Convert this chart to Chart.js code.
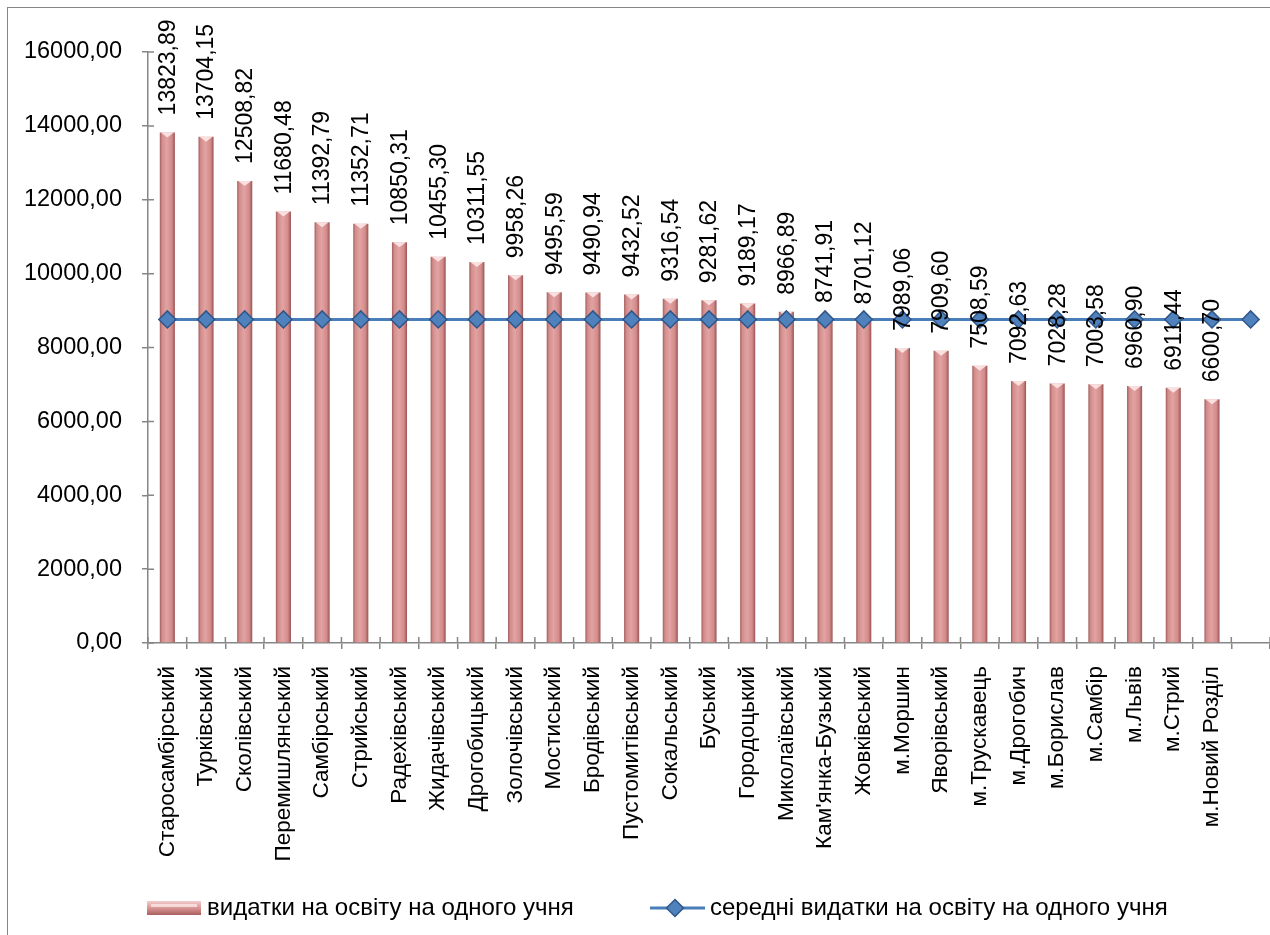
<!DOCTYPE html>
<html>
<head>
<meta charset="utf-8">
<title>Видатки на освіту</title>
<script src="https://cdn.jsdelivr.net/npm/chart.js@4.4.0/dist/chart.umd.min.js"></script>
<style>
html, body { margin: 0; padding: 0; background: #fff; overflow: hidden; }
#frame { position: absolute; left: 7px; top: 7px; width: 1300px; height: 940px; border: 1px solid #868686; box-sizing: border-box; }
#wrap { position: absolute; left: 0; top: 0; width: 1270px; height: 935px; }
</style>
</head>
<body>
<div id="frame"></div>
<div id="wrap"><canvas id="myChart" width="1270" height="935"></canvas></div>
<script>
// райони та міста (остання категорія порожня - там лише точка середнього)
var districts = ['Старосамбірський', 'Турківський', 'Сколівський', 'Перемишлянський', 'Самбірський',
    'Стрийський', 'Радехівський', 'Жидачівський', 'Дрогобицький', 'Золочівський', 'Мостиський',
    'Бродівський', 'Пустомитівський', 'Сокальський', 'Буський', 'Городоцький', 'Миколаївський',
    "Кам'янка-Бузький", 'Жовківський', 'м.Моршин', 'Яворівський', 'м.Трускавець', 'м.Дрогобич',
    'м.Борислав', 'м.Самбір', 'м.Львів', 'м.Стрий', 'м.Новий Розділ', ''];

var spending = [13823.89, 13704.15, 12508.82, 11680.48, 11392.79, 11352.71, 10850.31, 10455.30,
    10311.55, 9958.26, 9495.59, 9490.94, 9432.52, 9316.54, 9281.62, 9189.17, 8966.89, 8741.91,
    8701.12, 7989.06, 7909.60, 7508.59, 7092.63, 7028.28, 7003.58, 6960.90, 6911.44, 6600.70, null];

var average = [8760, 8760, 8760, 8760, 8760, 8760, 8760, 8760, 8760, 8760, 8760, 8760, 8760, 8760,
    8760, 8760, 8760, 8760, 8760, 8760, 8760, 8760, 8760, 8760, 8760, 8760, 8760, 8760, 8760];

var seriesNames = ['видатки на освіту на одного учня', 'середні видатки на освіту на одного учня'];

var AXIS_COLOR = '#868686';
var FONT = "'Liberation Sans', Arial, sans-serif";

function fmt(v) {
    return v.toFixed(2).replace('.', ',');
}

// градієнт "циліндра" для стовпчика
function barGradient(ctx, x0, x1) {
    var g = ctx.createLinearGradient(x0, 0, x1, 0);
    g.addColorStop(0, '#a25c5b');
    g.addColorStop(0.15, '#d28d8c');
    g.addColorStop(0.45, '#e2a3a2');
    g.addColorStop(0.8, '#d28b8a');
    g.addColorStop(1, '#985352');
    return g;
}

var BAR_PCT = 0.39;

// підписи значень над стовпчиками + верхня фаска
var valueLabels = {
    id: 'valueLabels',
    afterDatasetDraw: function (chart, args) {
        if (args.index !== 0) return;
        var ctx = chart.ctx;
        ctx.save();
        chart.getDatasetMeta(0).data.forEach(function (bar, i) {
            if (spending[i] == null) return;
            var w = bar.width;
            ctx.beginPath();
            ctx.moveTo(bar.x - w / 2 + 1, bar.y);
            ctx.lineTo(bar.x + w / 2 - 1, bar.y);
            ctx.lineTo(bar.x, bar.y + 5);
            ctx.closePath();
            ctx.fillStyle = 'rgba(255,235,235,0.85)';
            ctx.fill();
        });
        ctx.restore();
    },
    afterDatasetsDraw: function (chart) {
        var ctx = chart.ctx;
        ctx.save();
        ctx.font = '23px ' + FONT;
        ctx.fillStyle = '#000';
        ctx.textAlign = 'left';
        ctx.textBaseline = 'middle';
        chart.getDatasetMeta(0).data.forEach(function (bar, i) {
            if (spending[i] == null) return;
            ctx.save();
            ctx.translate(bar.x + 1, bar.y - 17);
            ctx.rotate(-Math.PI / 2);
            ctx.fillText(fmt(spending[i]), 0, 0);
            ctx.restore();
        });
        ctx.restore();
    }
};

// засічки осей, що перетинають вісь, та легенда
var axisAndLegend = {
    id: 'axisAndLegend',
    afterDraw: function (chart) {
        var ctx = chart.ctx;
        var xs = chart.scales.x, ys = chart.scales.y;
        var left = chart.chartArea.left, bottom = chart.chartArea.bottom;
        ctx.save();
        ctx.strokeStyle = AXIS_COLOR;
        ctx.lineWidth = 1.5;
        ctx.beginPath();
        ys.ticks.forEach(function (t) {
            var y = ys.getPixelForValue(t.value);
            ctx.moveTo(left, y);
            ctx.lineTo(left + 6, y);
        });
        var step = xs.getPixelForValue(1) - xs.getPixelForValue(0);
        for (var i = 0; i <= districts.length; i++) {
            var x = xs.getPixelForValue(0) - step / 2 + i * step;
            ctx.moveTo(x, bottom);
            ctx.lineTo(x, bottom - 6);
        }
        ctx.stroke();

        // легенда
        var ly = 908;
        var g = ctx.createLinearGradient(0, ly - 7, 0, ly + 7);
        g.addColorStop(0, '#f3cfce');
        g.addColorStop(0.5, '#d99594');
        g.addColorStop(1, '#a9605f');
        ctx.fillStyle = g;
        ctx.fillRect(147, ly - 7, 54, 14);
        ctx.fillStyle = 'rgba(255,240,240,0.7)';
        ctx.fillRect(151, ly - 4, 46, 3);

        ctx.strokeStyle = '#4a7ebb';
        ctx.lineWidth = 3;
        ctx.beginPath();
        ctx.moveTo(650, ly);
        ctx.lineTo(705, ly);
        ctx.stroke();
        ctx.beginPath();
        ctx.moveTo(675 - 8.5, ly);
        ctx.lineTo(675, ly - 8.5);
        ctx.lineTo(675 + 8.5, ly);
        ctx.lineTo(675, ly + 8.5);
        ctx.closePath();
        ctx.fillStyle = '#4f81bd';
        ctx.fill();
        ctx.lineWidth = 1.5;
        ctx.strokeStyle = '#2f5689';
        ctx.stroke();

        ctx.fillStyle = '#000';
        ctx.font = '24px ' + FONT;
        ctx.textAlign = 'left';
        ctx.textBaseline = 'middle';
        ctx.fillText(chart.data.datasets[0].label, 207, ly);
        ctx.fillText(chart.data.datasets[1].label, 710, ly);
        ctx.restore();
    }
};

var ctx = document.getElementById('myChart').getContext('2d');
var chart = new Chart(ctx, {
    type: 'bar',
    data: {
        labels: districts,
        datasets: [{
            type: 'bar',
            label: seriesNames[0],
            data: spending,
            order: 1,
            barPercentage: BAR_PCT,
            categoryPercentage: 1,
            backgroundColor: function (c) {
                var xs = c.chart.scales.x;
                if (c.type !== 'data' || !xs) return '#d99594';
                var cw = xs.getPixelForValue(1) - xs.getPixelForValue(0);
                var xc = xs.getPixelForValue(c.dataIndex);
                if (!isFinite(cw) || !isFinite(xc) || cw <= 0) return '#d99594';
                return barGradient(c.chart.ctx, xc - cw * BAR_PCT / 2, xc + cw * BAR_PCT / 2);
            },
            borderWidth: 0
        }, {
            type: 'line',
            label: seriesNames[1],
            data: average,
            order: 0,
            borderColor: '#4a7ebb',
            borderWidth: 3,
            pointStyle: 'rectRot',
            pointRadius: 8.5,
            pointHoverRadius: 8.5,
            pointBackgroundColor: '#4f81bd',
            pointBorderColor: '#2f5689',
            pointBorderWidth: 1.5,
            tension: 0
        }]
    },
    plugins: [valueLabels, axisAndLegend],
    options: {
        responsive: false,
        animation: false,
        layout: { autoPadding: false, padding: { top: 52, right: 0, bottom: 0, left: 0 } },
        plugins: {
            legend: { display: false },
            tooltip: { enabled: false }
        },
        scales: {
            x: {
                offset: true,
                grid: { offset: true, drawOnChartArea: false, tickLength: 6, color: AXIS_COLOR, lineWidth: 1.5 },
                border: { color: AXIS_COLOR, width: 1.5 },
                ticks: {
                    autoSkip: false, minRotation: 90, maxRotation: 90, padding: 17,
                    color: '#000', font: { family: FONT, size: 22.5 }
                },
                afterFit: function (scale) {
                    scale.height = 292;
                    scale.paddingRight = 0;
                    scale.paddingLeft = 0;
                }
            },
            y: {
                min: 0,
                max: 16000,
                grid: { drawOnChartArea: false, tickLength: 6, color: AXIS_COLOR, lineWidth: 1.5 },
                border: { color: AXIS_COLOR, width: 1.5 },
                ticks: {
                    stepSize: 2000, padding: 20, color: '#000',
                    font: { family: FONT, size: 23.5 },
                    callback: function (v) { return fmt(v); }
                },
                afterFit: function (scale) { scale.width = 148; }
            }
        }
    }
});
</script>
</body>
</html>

**BRIEF:** Your task is to reproduce exactly the lines from the start of the data above through the line containing "6911.44, 6600.70, null];", leaving every picture out.

**RESPONSE TO THIS EXERCISE:**
Convert this chart to Chart.js code.
<!DOCTYPE html>
<html>
<head>
<meta charset="utf-8">
<title>Видатки на освіту</title>
<script src="https://cdn.jsdelivr.net/npm/chart.js@4.4.0/dist/chart.umd.min.js"></script>
<style>
html, body { margin: 0; padding: 0; background: #fff; overflow: hidden; }
#frame { position: absolute; left: 7px; top: 7px; width: 1300px; height: 940px; border: 1px solid #868686; box-sizing: border-box; }
#wrap { position: absolute; left: 0; top: 0; width: 1270px; height: 935px; }
</style>
</head>
<body>
<div id="frame"></div>
<div id="wrap"><canvas id="myChart" width="1270" height="935"></canvas></div>
<script>
// райони та міста (остання категорія порожня - там лише точка середнього)
var districts = ['Старосамбірський', 'Турківський', 'Сколівський', 'Перемишлянський', 'Самбірський',
    'Стрийський', 'Радехівський', 'Жидачівський', 'Дрогобицький', 'Золочівський', 'Мостиський',
    'Бродівський', 'Пустомитівський', 'Сокальський', 'Буський', 'Городоцький', 'Миколаївський',
    "Кам'янка-Бузький", 'Жовківський', 'м.Моршин', 'Яворівський', 'м.Трускавець', 'м.Дрогобич',
    'м.Борислав', 'м.Самбір', 'м.Львів', 'м.Стрий', 'м.Новий Розділ', ''];

var spending = [13823.89, 13704.15, 12508.82, 11680.48, 11392.79, 11352.71, 10850.31, 10455.30,
    10311.55, 9958.26, 9495.59, 9490.94, 9432.52, 9316.54, 9281.62, 9189.17, 8966.89, 8741.91,
    8701.12, 7989.06, 7909.60, 7508.59, 7092.63, 7028.28, 7003.58, 6960.90, 6911.44, 6600.70, null];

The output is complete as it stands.